Robbin Whitten’s three daughters first met Shane in 1994, when he arrived for security guard duty at the American Embassy in Nairobi. They reunited with “Uncle Shane” in the fall of 2002, when he was working up his platoon at the Combined Arms Training Center at Twentynine Palms, California, where the Whittens had settled after Steve Whitten retired from the marines. At night, Robbin and Shane would often sit up late while Robbin sewed up the holes in Shane’s camouflage fatigues, talking about his need to settle down after the coming war and find a wife. But first, Shane always wanted to spend time with the Whitten children.
“There was a very real sense of priorities with Shane whenever he arrived at our house, no matter how tired he was after a week of training,” Robbin Whitten said. “Shane would basically say, okay, you guys are adults, we can talk later tonight. Let me spend time first with the kids. And he was great with them, even if they were just sitting around the pool. Here was this hugely accomplished and interesting grownup fellow who wanted to hear about their lives, encourage them, find out what they were studying and all about their history projects, what their problems were. Children just melted in his presence because he was so there for them.”
By then, Sam Childers had retired from the navy, and he and Cori had settled with the children in La Salle, Illinois. Sam found a promising job as a field engineer for a power supply company, and he and Cori bought a nice Victorian house and fixed it up. Life was good. In February 2003, just before Shane deployed for Kuwait and then the Iraq War, Sam’s company scheduled him for advanced training out in southern California. He was excited about it, not simply because he was traveling for his company, doing something that felt like progress in his job. He would also get a chance to visit with Shane. When Sam called out to California, Shane sounded excited about the possibility of getting together, but warned his brother that his unit was on deployment notice and that he could ship at any time. But they scheduled a day, an afternoon together, and they were both looking forward to it.

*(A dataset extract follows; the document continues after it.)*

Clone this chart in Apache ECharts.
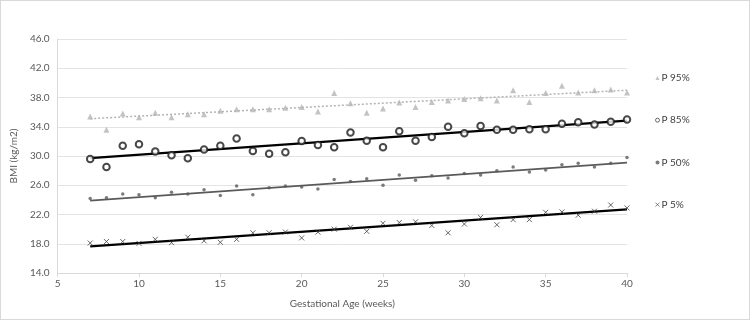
<!DOCTYPE html>
<html>
<head>
<meta charset="utf-8">
<script src="https://cdn.jsdelivr.net/npm/echarts@6/dist/echarts.min.js"></script>
<style>
  html, body { margin: 0; padding: 0; background: #fff; }
  #bmiChart { width: 748px; height: 318px; border: 1px solid #d9d9d9; }
</style>
</head>
<body>
<div id="bmiChart"></div>
<script>
// gestational weeks on the x axis
const weeks = [7, 8, 9, 10, 11, 12, 13, 14, 15, 16, 17, 18, 19, 20, 21, 22, 23,
  24, 25, 26, 27, 28, 29, 30, 31, 32, 33, 34, 35, 36, 37, 38, 39, 40]

// BMI percentiles per week
const p95 = [35.4, 33.6, 35.8, 35.3, 35.9, 35.3, 35.7, 35.7, 36.2, 36.4, 36.4, 36.4, 36.6, 36.7, 36.1, 38.6, 37.2,
  35.9, 36.5, 37.3, 36.7, 37.4, 37.6, 37.8, 37.9, 37.6, 39.0, 37.4, 38.6, 39.6, 38.7, 39.0, 39.1, 38.7]
const p85 = [29.6, 28.5, 31.4, 31.6, 30.6, 30.1, 29.7, 30.9, 31.4, 32.4, 30.7, 30.3, 30.5, 32.05, 31.5, 31.2, 33.2,
  32.1, 31.2, 33.4, 32.1, 32.6, 34.0, 33.1, 34.1, 33.6, 33.6, 33.65, 33.65, 34.4, 34.6, 34.3, 34.7, 35.0]
const p50 = [24.2, 24.3, 24.8, 24.7, 24.3, 25.05, 24.8, 25.4, 24.6, 25.9, 24.7, 25.65, 25.9, 25.75, 25.5, 26.8, 26.5,
  26.9, 26.0, 27.4, 26.7, 27.3, 27.0, 27.6, 27.4, 28.0, 28.5, 27.8, 28.1, 28.8, 29.0, 28.5, 29.0, 29.8]
const p5 = [18.1, 18.3, 18.3, 18.05, 18.6, 18.15, 18.9, 18.4, 18.2, 18.6, 19.5, 19.5, 19.6, 18.8, 19.6, 20.0, 20.25,
  19.7, 20.8, 20.9, 21.0, 20.5, 19.5, 20.7, 21.6, 20.6, 21.3, 21.3, 22.3, 22.35, 21.9, 22.45, 23.3, 22.9]

// linear trend lines, start / end values
const trendWeeks = [7, 40]
const p95Trend = [35.1, 39.0]
const p85Trend = [29.7, 34.85]
const p50Trend = [23.9, 29.1]
const p5Trend = [17.65, 22.7]

const legendNames = ['P 95%', 'P 85%', 'P 50%', 'P 5%']

const FONT = 'Lato'
const TEXT = '#595959'
const X_PATH = 'path://M0,0L10,10M10,0L0,10'

function pairs(xs, ys) {
  return xs.map((x, i) => [x, ys[i]])
}

function trendSeries(name, ys, lineStyle) {
  return {
    name: name,
    type: 'line',
    data: pairs(trendWeeks, ys),
    showSymbol: false,
    silent: true,
    lineStyle: lineStyle,
    z: 1
  }
}

let chartDom = document.getElementById('bmiChart')
let myChart = echarts.init(chartDom)
let option

option = {
  animation: false,
  textStyle: { fontFamily: FONT },
  grid: {
    left: 53,
    right: 122,
    top: 38,
    bottom: 46
  },
  legend: {
    data: [
      { name: legendNames[0], icon: 'triangle', itemStyle: { color: '#b4b4b4', borderWidth: 0 } },
      { name: legendNames[1], icon: 'circle', itemStyle: { color: '#fff', borderColor: '#1a1a1a', borderWidth: 0.8 } },
      { name: legendNames[2], icon: 'circle', itemStyle: { color: '#5a5a5a', borderWidth: 0 } },
      { name: legendNames[3], icon: X_PATH, itemStyle: { color: 'none', borderColor: '#404040', borderWidth: 0.8 } }
    ],
    orient: 'vertical',
    left: 647,
    top: 67,
    itemGap: 32.2,
    itemWidth: 4,
    itemHeight: 4,
    selectedMode: false,
    textStyle: { fontFamily: FONT, fontSize: 10, color: '#404040', padding: [0, 0, 0, -3] }
  },
  xAxis: {
    type: 'value',
    min: 5,
    max: 40,
    interval: 5,
    name: 'Gestational Age (weeks)',
    nameLocation: 'middle',
    nameGap: 26,
    nameTextStyle: { fontFamily: FONT, fontSize: 10, color: TEXT },
    axisLine: { lineStyle: { color: '#d9d9d9' } },
    axisTick: { show: true, length: 4, lineStyle: { color: '#d9d9d9' } },
    axisLabel: { fontFamily: FONT, fontSize: 10, color: TEXT, margin: 6 },
    splitLine: { show: false }
  },
  yAxis: {
    type: 'value',
    min: 14,
    max: 46,
    interval: 4,
    name: 'BMI (kg/m2)',
    nameLocation: 'middle',
    nameGap: 33,
    nameTextStyle: { fontFamily: FONT, fontSize: 10, color: TEXT },
    axisLine: { show: true, lineStyle: { color: '#d9d9d9' } },
    axisTick: { show: false },
    axisLabel: {
      fontFamily: FONT,
      fontSize: 10,
      color: TEXT,
      margin: 8,
      formatter: (v) => v.toFixed(1)
    },
    splitLine: { lineStyle: { color: '#e3e3e3' } }
  },
  series: [
    {
      name: 'P 95%',
      type: 'scatter',
      data: pairs(weeks, p95),
      symbol: 'triangle',
      symbolSize: 6,
      itemStyle: { color: '#b4b4b4' },
      z: 3
    },
    {
      name: 'P 85%',
      type: 'scatter',
      data: pairs(weeks, p85),
      symbol: 'emptyCircle',
      symbolSize: 6.5,
      itemStyle: { color: '#1a1a1a', borderColor: '#1a1a1a', borderWidth: 1 },
      z: 3
    },
    {
      name: 'P 50%',
      type: 'scatter',
      data: pairs(weeks, p50),
      symbol: 'circle',
      symbolSize: 3.5,
      itemStyle: { color: '#5a5a5a' },
      z: 3
    },
    {
      name: 'P 5%',
      type: 'scatter',
      data: pairs(weeks, p5),
      symbol: X_PATH,
      symbolSize: 5,
      itemStyle: { color: 'none', borderColor: '#404040', borderWidth: 1 },
      z: 3
    },
    trendSeries('p95 trend', p95Trend, { color: '#b4b4b4', width: 1.5, type: [2, 2] }),
    trendSeries('p85 trend', p85Trend, { color: '#000000', width: 2.2 }),
    trendSeries('p50 trend', p50Trend, { color: '#5a5a5a', width: 1.8 }),
    trendSeries('p5 trend', p5Trend, { color: '#000000', width: 2.2 })
  ]
}

option && myChart.setOption(option)
</script>
</body>
</html>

When Sam arrived on the west coast and attempted to call Shane from his hotel room, he learned from the Pendleton marines that Shane and his unit had departed by air for Kuwait just two hours before.
“I guess you could say that this was the relationshi
p, right there,” Sam said. “I was out in California on company business. Shane was shipping off to war. We had a date to meet. But we missed each other again. We didn’t connect.”
The distance between Billings and Captain Hutchison’s hometown on the Pacific coast just south of Los Angeles, Palos Verdes, is a long way over the mountains and rivers of the American West, nearly a thousand miles. But on Saturday night, when Shane Childers arrived at the United Airlines cargo bay at the Billings airport, Hutchison thought that his mind was playing tricks on him about that. The vast terrain between Montana and the far-off, sunny beaches of L.A. seemed inescapably joined.
That night was cold and clear in southern Montana, with the residual effects of the high pressure system from the night before turning the sky a hard black with purple auras on the Beartooths. When Hutchison and Morgan arrived at the airport cargo facility in their government Suburban, funeral director Laura Richardson was already there, her long, black hearse parked near a loading ramp.
Richardson was so self-evidently in charge, so competent at her work, that Hutchison realized that a different moment in his CACO mission had arrived. For now, he wasn’t in charge of the details, he wasn’t really in command, and only later would he realize that the absence of control made an immense difference for him that night. Instead of thinking and leading he was now freed merely to observe and to feel, which was fortunate, he thought. His emotional response to Shane coming home was so intense he wouldn’t have been much good for anything else.